▶ **Task details**
Write out each line word for word. Drop pictures.

--

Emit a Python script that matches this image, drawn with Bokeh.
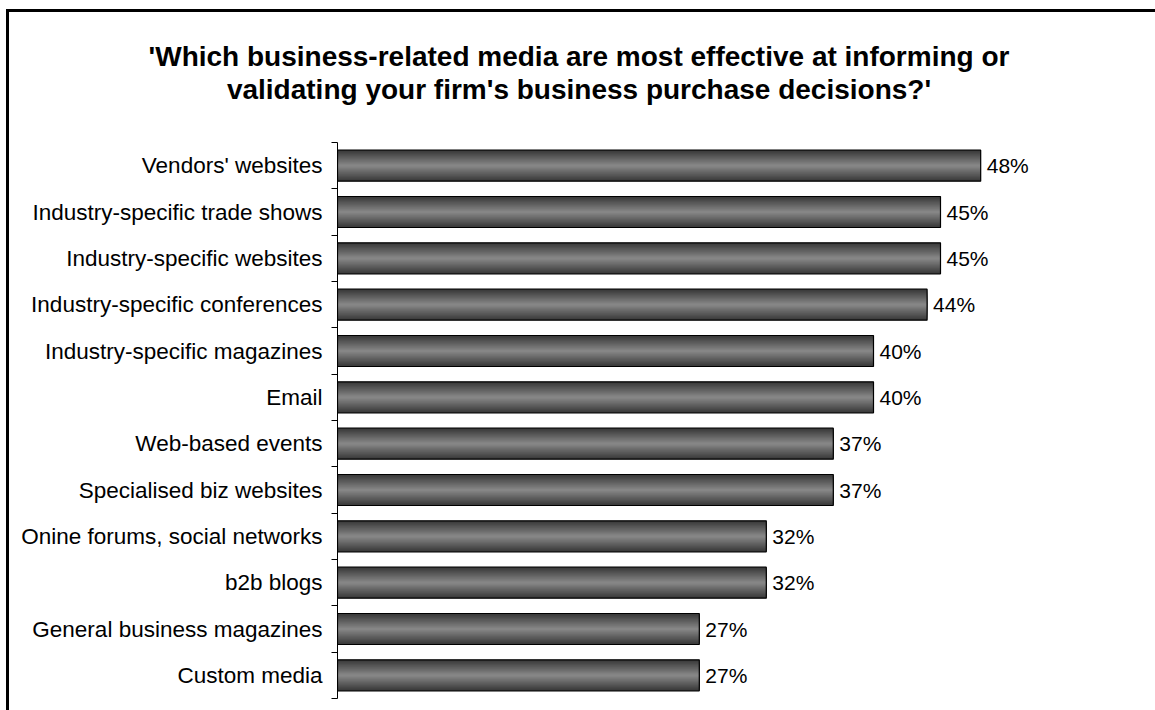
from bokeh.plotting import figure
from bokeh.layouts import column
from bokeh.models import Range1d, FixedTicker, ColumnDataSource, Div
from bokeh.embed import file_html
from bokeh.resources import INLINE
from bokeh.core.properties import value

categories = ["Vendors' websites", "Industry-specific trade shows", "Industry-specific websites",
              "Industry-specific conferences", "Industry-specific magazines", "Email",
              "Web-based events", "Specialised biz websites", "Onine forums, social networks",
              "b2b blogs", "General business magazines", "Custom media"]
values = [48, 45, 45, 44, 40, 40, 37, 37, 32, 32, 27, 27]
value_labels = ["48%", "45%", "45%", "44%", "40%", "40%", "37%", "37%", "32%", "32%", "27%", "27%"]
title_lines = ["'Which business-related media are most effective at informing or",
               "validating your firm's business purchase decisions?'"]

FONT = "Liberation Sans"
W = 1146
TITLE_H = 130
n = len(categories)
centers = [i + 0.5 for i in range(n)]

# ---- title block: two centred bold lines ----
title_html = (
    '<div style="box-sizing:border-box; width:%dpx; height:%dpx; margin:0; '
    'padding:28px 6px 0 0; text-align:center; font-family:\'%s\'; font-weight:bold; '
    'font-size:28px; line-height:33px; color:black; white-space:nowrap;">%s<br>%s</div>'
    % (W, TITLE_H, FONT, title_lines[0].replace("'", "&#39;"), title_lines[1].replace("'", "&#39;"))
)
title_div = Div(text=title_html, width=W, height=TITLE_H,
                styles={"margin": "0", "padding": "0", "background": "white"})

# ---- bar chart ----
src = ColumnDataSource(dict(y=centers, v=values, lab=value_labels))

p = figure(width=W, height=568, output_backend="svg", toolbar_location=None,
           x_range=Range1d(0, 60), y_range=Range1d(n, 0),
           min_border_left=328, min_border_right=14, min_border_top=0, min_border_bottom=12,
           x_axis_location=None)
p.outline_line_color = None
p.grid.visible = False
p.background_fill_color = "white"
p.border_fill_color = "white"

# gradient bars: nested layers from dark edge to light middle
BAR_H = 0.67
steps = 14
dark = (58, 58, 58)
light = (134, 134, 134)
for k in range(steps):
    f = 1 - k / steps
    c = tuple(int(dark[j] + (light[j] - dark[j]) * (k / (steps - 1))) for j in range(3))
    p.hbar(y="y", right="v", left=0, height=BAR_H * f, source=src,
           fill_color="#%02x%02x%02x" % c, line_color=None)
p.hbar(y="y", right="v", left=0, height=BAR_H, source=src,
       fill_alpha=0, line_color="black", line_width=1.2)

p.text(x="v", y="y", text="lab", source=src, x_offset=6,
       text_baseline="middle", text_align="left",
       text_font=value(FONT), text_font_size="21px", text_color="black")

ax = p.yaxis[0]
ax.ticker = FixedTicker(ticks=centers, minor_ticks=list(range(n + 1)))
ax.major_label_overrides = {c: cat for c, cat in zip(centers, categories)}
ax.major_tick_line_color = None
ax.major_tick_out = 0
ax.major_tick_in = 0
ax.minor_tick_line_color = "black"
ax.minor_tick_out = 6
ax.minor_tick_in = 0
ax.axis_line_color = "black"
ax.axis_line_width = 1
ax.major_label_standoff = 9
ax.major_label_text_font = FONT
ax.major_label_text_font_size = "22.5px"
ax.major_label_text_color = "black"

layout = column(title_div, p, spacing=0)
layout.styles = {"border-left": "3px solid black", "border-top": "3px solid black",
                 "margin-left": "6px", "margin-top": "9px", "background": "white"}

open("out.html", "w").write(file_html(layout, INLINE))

--

▶ **Finished answer**
Emit a Python script that matches this image, drawn with Bokeh.
from bokeh.plotting import figure
from bokeh.layouts import column
from bokeh.models import Range1d, FixedTicker, ColumnDataSource, Div
from bokeh.embed import file_html
from bokeh.resources import INLINE
from bokeh.core.properties import value

categories = ["Vendors' websites", "Industry-specific trade shows", "Industry-specific websites",
              "Industry-specific conferences", "Industry-specific magazines", "Email",
              "Web-based events", "Specialised biz websites", "Onine forums, social networks",
              "b2b blogs", "General business magazines", "Custom media"]
values = [48, 45, 45, 44, 40, 40, 37, 37, 32, 32, 27, 27]
value_labels = ["48%", "45%", "45%", "44%", "40%", "40%", "37%", "37%", "32%", "32%", "27%", "27%"]
title_lines = ["'Which business-related media are most effective at informing or",
               "validating your firm's business purchase decisions?'"]

FONT = "Liberation Sans"
W = 1146
TITLE_H = 130
n = len(categories)
centers = [i + 0.5 for i in range(n)]

# ---- title block: two centred bold lines ----
title_html = (
    '<div style="box-sizing:border-box; width:%dpx; height:%dpx; margin:0; '
    'padding:28px 6px 0 0; text-align:center; font-family:\'%s\'; font-weight:bold; '
    'font-size:28px; line-height:33px; color:black; white-space:nowrap;">%s<br>%s</div>'
    % (W, TITLE_H, FONT, title_lines[0].replace("'", "&#39;"), title_lines[1].replace("'", "&#39;"))
)
title_div = Div(text=title_html, width=W, height=TITLE_H,
                styles={"margin": "0", "padding": "0", "background": "white"})

# ---- bar chart ----
src = ColumnDataSource(dict(y=centers, v=values, lab=value_labels))

p = figure(width=W, height=568, output_backend="svg", toolbar_location=None,
           x_range=Range1d(0, 60), y_range=Range1d(n, 0),
           min_border_left=328, min_border_right=14, min_border_top=0, min_border_bottom=12,
           x_axis_location=None)
p.outline_line_color = None
p.grid.visible = False
p.background_fill_color = "white"
p.border_fill_color = "white"

# gradient bars: nested layers from dark edge to light middle
BAR_H = 0.67
steps = 14
dark = (58, 58, 58)
light = (134, 134, 134)
for k in range(steps):
    f = 1 - k / steps
    c = tuple(int(dark[j] + (light[j] - dark[j]) * (k / (steps - 1))) for j in range(3))
    p.hbar(y="y", right="v", left=0, height=BAR_H * f, source=src,
           fill_color="#%02x%02x%02x" % c, line_color=None)
p.hbar(y="y", right="v", left=0, height=BAR_H, source=src,
       fill_alpha=0, line_color="black", line_width=1.2)

p.text(x="v", y="y", text="lab", source=src, x_offset=6,
       text_baseline="middle", text_align="left",
       text_font=value(FONT), text_font_size="21px", text_color="black")

ax = p.yaxis[0]
ax.ticker = FixedTicker(ticks=centers, minor_ticks=list(range(n + 1)))
ax.major_label_overrides = {c: cat for c, cat in zip(centers, categories)}
ax.major_tick_line_color = None
ax.major_tick_out = 0
ax.major_tick_in = 0
ax.minor_tick_line_color = "black"
ax.minor_tick_out = 6
ax.minor_tick_in = 0
ax.axis_line_color = "black"
ax.axis_line_width = 1
ax.major_label_standoff = 9
ax.major_label_text_font = FONT
ax.major_label_text_font_size = "22.5px"
ax.major_label_text_color = "black"

layout = column(title_div, p, spacing=0)
layout.styles = {"border-left": "3px solid black", "border-top": "3px solid black",
                 "margin-left": "6px", "margin-top": "9px", "background": "white"}

open("out.html", "w").write(file_html(layout, INLINE))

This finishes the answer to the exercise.